The presence of seed fragments in feces may be indirect evidence of coprophagy, because the apes were never seen or heard to crush the hard Saba florida seeds when eating the fruits whole. In every case in which coprophagy was observed, we could hear the sounds of seeds being crunched and cracked. We presumed these to be Saba, since these seeds were predominant and were found more consistently in fecal samples than any other seeds during the study period. We found crushed seeds in samples in the latter half of the Saba fruiting season (Fig. 1), shortly before Saba seeds disappeared from feces altogether.
The decline in the presence of whole seeds and increase in the presence of fragments in feces between Weeks 1-8 and Weeks 9-16 (Fig. 1) differs significantly from chance (χ2 (df=1) = 10.7, N=78, p<0.01).

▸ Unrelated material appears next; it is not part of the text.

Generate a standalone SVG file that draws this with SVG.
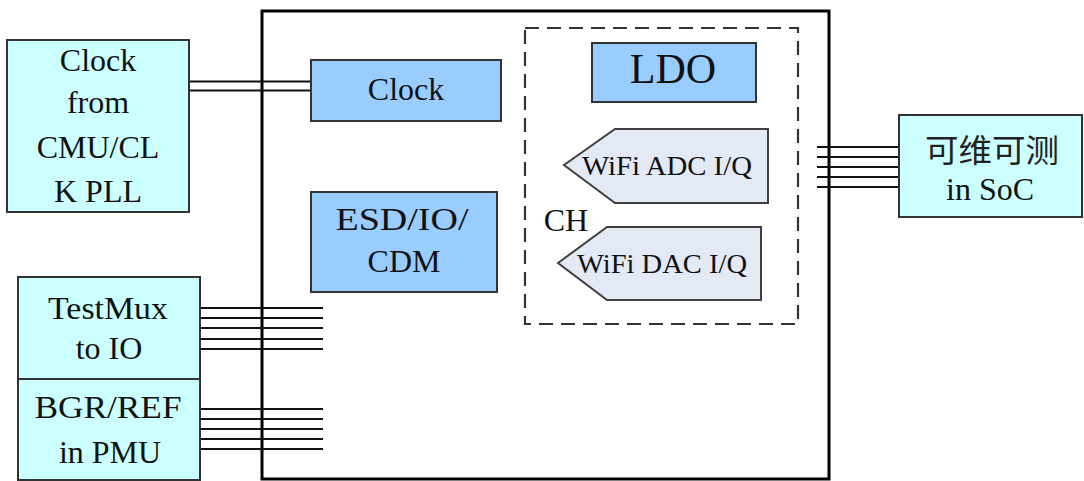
<svg xmlns="http://www.w3.org/2000/svg" width="1084" height="481" viewBox="0 0 1084 481">
<style>
.ext{fill:#CCFFFF;stroke:#333333;stroke-width:2}
.blk{fill:#99CCFF;stroke:#333333;stroke-width:2}
.pent{fill:#E3E9F5;stroke:#404040;stroke-width:2}
.w{stroke:#111111;stroke-width:2;fill:none}
.t{font-family:"Liberation Serif","Times New Roman",serif;font-size:32px;fill:#111111;text-anchor:middle}
.cjk{font-family:"Noto Sans CJK SC",sans-serif;font-size:32px;fill:#222222;text-anchor:middle}
</style>
<rect width="1084" height="481" fill="#ffffff"/>
<g id="chip">
<rect x="262" y="11" width="567" height="468" fill="#ffffff" stroke="#000000" stroke-width="3"/>
</g>
<g id="connectors">
<path class="w" d="M189 81.5H311M189 90.5H311"/>
<path class="w" d="M200 308H323M200 318H323M200 328H323M200 339H323M200 349H323"/>
<path class="w" d="M200 409H323M200 419H323M200 429H323M200 439H323M200 449H323"/>
<path class="w" d="M817 147H899M817 157H899M817 167H899M817 177H899M817 187H899"/>
</g>
<g id="ch-group">
<rect x="525" y="28" width="273" height="296" fill="none" stroke="#333333" stroke-width="2.2" stroke-dasharray="14,8"/>
<text class="t" x="566" y="231">CH</text>
</g>
<g id="clock-from">
<rect class="ext" x="7" y="40" width="182" height="172"/>
<text class="t" x="98" y="71">Clock</text>
<text class="t" x="98" y="113">from</text>
<text class="t" x="98" y="158">CMU/CL</text>
<text class="t" x="98" y="202">K PLL</text>
</g>
<g id="testmux">
<rect class="ext" x="18" y="277" width="182" height="102"/>
<text class="t" x="108" y="319" textLength="120" lengthAdjust="spacingAndGlyphs">TestMux</text>
<text class="t" x="109" y="359">to IO</text>
</g>
<g id="bgr">
<rect class="ext" x="18" y="379" width="182" height="101"/>
<text class="t" x="108" y="418" textLength="147" lengthAdjust="spacingAndGlyphs">BGR/REF</text>
<text class="t" x="110" y="463">in PMU</text>
</g>
<g id="clock">
<rect class="blk" x="311" y="60" width="190" height="61"/>
<text class="t" x="406" y="100">Clock</text>
</g>
<g id="esd">
<rect class="blk" x="311" y="192" width="186" height="100"/>
<text class="t" x="402" y="230" textLength="133" lengthAdjust="spacingAndGlyphs">ESD/IO/</text>
<text class="t" x="404" y="272">CDM</text>
</g>
<g id="ldo">
<rect class="blk" x="592" y="43" width="164" height="59"/>
<text class="t" x="673" y="83" style="font-size:42px">LDO</text>
</g>
<g id="adc">
<polygon class="pent" points="564,165 615,129 768,129 768,203 615,203"/>
<text class="t" x="667" y="175" style="font-size:28px" textLength="170" lengthAdjust="spacingAndGlyphs">WiFi ADC I/Q</text>
</g>
<g id="dac">
<polygon class="pent" points="558,263 607,227 761,227 761,300 607,300"/>
<text class="t" x="662" y="273" style="font-size:28px" textLength="170" lengthAdjust="spacingAndGlyphs">WiFi DAC I/Q</text>
</g>
<g id="dft">
<rect class="ext" x="899" y="115" width="183" height="102"/>
<text class="cjk" x="992" y="162" textLength="134" lengthAdjust="spacingAndGlyphs">可维可测</text>
<text class="t" x="990" y="200">in SoC</text>
</g>
</svg>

Fig. 1. Indirect evidence of coprophagy from fecal analysis: S. florida consumption.
The hypotheses (a)-(b) cannot explain coprophagy by the Semliki chimpanzees. (a): Unlike barren captive environments, the habitat at Semliki reserve is rich and stimulating; the chimpanzees engage in various kinds of extractive foraging. (b): Fibrous materials often feature in the diet of the Semliki chimpanzees14, and were consumed during every case of observed coprophagy. (c): Insects occurred regularly in fecal samples at Semliki during the study period, so coprophagy need not supply Vitamin B12.
Instead, hypotheses (d) and (e) seem likely variables which may interact to cause the chimpanzees of Semliki to engage in coprophagy. Given the significant relationship between the presence of crushed seeds in feces and declining Saba availability, we propose a tentative hypothesis that coprophagy in Semliki chimpanzees is caused by the pressure to exploit added nutrients from reingesting Saba seeds when availability of the fruit is in decline. There is a possibility that seed fragments in feces may not reflect coprophagy but instead the occasional crunching of the seeds during Saba fruit consumption that is never seen at Semliki, but observed at Mahale (Nakamura, personal communication). Further observational data are needed to clarify this.
The lack of coprophagy during times when Saba was consumed in abundance, and the presence of many whole, non-reingested seeds in feces in the early half of the fruiting season, suggests that coprophagy may be a fallback or seasonal strategy for Semliki chimpanzees. It may be a response to a decreasing resource, as a way of more efficiently exploiting the nutrients available from this high quality food item. It may also be specific to individuals who find it harder to acquire high quality foods (Table 1). However, further behavioural data is needed to test this, particularly since coprophagy was only observed in adult and juvenile males and these individuals are better habituated to human observation than female chimpanzees at Semliki.
Hypothesis (f) cannot be assessed from the data gathered thus far. As habituation efforts progress, it is hoped that more information on unusual behavioural patterns in this population will come to light.
We thank the National Science Foundation, University of Indiana, Rebecca Jeanne Andrew Memorial Fund, and Bedford and Durham Funds of King's College, Cambridge for financial support; WC McGrew and LF Marchant for help with data collection and analyses; and the rangers of the Ugandan Wildlife Authority and the staff of Semliki Chimpanzee Research Camp, for field assistance.